California Sues Huntington Beach for Snubbing Affordable Housing

(Bloomberg) -- California’s leaders sued the seaside city of Huntington Beach over claims that it worsened the state’s housing shortage by refusing to cooperate with a plan for more affordable units.

The unusual legal action by the most populous U.S. state against of one of its own municipalities -- a historically red-voting place dubbed Surf City, USA, for the breaking waves along its 9.5-mile (15.3-kilometer) stretch of sandy Pacific Ocean beach -- was brought Friday by Attorney General Xavier Becerra at the behest of new Governor Gavin Newsom.

The case is being touted as the first test of a law that allows California officials to revoke a city’s housing plan that’s out of compliance with state standards. The suit was filed in Orange County Superior Court but couldn’t immediately be verified in electronic records.

“Cities and counties are important partners in addressing this housing crisis, and many cities are making herculean efforts to meet this crisis head on,” Newsom said in an emailed statement. “But some cities are refusing to do their part to address this crisis and willfully stand in violation of California law. Those cities will be held to account.”

No other state faces a housing shortage as deep and wide as California. Fees, regulations and delays have pushed building costs to among the highest in the nation, and the state adds far fewer new units than it needs each year to meet demand. As a result, median home prices have about doubled since the end of the Great Recession, to $558,000. Two in five households in the state are considered “cost-burdened,” paying more than 30 percent of their income on housing. Homelessness has reached crisis proportions.

Huntington Beach is in Orange County, once a Republican stronghold that has seen its edge slip after the 2018 elections. The Republican congressman representing the city, Dana Rohrabacher, lost to a Democrat. Becerra and Newsom are Democrats.

In Friday’s complaint, the state’s housing agency said the Huntington Beach city council voted unanimously in March 2016 to defeat a proposal that would have committed the city to more affordable housing.

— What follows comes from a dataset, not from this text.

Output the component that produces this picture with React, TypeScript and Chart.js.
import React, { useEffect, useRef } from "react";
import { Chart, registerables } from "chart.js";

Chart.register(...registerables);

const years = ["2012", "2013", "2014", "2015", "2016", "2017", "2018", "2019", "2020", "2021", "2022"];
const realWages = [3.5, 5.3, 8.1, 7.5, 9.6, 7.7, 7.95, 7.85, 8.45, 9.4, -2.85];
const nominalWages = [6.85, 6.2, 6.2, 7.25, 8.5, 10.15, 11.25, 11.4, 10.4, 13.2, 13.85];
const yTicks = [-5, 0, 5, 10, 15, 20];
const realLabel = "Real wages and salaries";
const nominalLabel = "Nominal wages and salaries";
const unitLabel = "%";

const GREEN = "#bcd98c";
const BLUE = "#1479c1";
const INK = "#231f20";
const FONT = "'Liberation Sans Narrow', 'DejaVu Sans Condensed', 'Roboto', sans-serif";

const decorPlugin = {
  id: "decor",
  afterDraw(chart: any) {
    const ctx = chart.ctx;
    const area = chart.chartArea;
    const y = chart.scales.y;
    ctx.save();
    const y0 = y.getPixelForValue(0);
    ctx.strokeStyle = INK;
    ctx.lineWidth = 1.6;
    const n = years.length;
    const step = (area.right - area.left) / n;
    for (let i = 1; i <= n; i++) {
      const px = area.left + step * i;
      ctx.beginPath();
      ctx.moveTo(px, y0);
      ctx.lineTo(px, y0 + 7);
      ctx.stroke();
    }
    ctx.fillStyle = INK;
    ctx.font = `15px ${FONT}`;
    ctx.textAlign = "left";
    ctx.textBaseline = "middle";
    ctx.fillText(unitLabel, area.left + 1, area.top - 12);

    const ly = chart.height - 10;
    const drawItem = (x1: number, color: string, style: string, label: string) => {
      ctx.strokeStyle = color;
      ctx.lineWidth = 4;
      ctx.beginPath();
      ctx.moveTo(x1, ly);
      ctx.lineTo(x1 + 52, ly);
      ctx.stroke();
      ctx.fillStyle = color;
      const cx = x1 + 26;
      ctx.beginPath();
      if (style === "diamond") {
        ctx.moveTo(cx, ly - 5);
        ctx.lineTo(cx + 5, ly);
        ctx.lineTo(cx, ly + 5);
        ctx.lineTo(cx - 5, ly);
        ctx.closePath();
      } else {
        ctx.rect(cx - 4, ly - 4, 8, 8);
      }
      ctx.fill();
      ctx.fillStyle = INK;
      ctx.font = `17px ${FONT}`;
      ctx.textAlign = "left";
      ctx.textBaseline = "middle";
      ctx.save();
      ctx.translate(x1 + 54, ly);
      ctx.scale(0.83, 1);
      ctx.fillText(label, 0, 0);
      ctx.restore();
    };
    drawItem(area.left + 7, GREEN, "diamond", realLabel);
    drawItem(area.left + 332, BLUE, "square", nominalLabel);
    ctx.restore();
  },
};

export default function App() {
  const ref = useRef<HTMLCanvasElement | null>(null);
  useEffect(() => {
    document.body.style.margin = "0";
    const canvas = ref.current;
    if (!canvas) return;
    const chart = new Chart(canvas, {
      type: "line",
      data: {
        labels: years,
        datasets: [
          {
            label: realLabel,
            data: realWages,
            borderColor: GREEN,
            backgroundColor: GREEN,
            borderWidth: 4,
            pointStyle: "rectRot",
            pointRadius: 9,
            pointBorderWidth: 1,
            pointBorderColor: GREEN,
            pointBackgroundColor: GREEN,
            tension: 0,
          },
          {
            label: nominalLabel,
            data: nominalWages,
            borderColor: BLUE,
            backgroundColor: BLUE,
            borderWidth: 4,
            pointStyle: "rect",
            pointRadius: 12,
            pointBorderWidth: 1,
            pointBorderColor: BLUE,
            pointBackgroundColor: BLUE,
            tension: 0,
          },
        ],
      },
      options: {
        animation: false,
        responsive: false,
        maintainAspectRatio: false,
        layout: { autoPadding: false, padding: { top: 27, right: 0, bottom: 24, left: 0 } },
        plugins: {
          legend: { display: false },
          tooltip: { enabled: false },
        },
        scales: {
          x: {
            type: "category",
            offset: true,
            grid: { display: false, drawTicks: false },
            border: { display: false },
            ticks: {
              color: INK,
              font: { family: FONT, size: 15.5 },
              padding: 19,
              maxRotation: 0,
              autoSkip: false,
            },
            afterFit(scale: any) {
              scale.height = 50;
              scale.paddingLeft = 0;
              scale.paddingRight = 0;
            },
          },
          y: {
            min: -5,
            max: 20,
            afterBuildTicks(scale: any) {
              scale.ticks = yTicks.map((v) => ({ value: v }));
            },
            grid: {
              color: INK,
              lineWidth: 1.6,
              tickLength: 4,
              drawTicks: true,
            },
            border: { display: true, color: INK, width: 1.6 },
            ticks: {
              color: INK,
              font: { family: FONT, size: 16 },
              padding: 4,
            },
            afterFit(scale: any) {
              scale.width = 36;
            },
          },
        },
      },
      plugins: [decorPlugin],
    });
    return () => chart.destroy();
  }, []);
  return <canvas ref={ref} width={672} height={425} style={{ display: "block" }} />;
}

When the state told the city in November 2018 that it still wasn’t in compliance, city officials said they wanted to first resolve a 2015 lawsuit brought by affordable housing advocates.

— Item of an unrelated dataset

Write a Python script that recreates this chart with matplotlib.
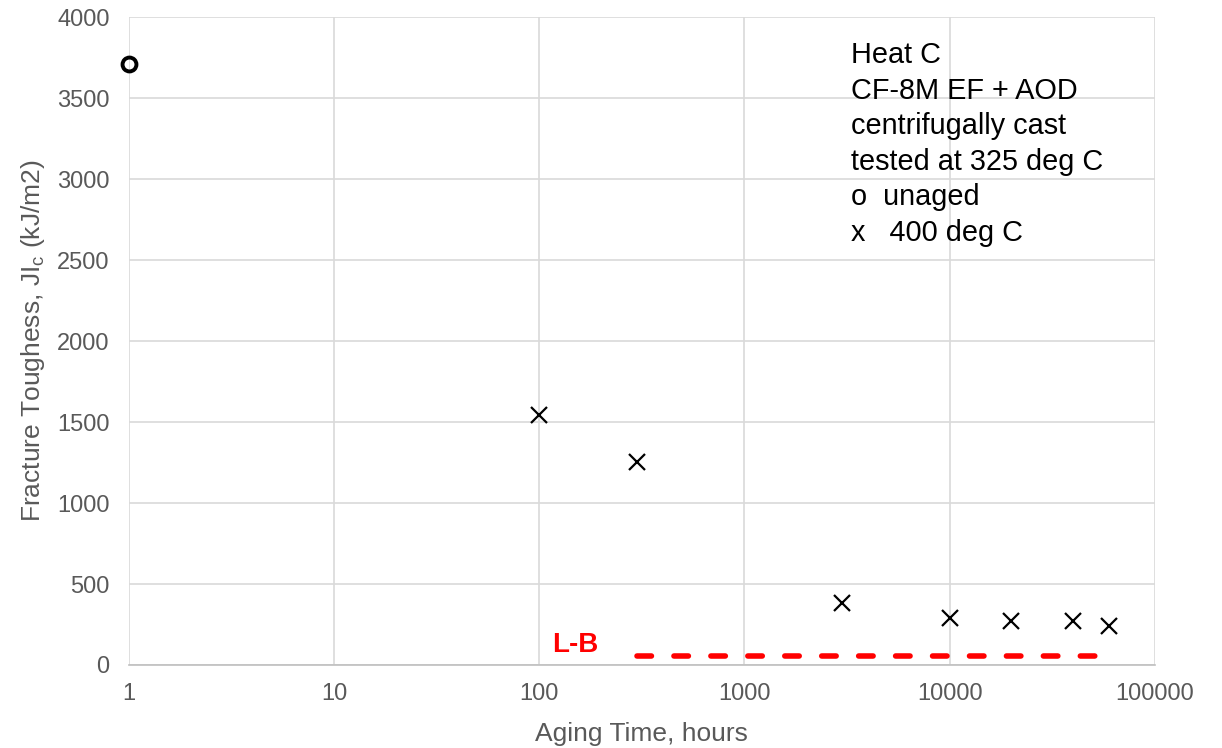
import numpy as np
import matplotlib.pyplot as plt
from matplotlib.ticker import FixedLocator, NullLocator

plt.rcParams['font.family'] = ['Liberation Sans', 'DejaVu Sans']

# unaged specimen
unaged_hours = [1]
unaged_jic = [3710]

# aged at 400 deg C
aged_hours = [100, 300, 3000, 10000, 20000, 40000, 60000]
aged_jic = [1545, 1255, 380, 290, 270, 270, 240]

# lower-bound line
lb_hours = [300, 60000]
lb_jic = [58, 58]

fig = plt.figure(figsize=(12.22, 7.48), dpi=100)
ax = fig.add_axes([0.1056, 0.111, 0.8394, 0.866])

ax.set_xscale('log')
ax.set_xlim(1, 100000)
ax.set_ylim(0, 4000)

ax.plot(unaged_hours, unaged_jic, 'o', ms=10, mfc='none', mec='black', mew=2.8,
        clip_on=False, zorder=5)
ax.plot(aged_hours, aged_jic, 'x', ms=11, color='black', mew=1.6, zorder=5)
ax.plot(lb_hours, lb_jic, color='red', lw=4, ls=(0, (2.6, 4.05)),
        solid_capstyle='round', dash_capstyle='round', zorder=4)
ax.text(149, 125, 'L-B', color='red', fontsize=20, fontweight='bold',
        ha='center', va='center')

ax.text(0.704, 0.963, 'Heat C\nCF-8M EF + AOD\ncentrifugally cast\ntested at 325 deg C\no  unaged\nx   400 deg C',
        transform=ax.transAxes, fontsize=20.8, va='top', ha='left',
        linespacing=1.34, color='black')

decades = [1, 10, 100, 1000, 10000, 100000]
ax.xaxis.set_major_locator(FixedLocator(decades))
ax.xaxis.set_minor_locator(NullLocator())
ax.set_xticklabels([str(d) for d in decades])
ax.set_yticks(np.arange(0, 4001, 500))

ax.grid(True, color='#d9d9d9', lw=1.2)
ax.set_axisbelow(True)
for side in ['left', 'right', 'top']:
    ax.spines[side].set_visible(False)
ax.spines['bottom'].set_color('#bfbfbf')
ax.spines['bottom'].set_linewidth(1.2)

ax.tick_params(axis='y', length=0, labelsize=17, labelcolor='#595959', pad=14)
ax.tick_params(axis='x', length=0, labelsize=17, labelcolor='#595959', pad=13)

ax.set_xlabel('Aging Time, hours', fontsize=19, color='#595959', labelpad=12)
ax.set_ylabel(r'Fracture Toughess, JI$_\mathregular{c}$ (kJ/m2)', fontsize=19,
              color='#595959', labelpad=7)

fig.savefig('out.png', dpi=100)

“The time for empty promises has come to an end,” according to the complaint. “The city should not be allowed to avoid its statutory obligations any longer.”

Huntington Beach officials didn’t immediately respond to a request for comment on the suit.

This isn’t Becerra’s first court showdown with Huntington Beach. The city sued the attorney general and Newsom’s predecessor, Jerry Brown, last April over a 2017 law that bars local police from telling federal officials when immigrants subject to deportation are about to be released from custody.

Huntington Beach supported a legal challenge by then-U.S. Attorney General Jeff Sessions to California’s immigrant sanctuary laws that was largely rejected by a federal judge in Sacramento.

The case is California Department of Housing and Community Development v. City of Huntington Beach, California Superior Court, Orange County.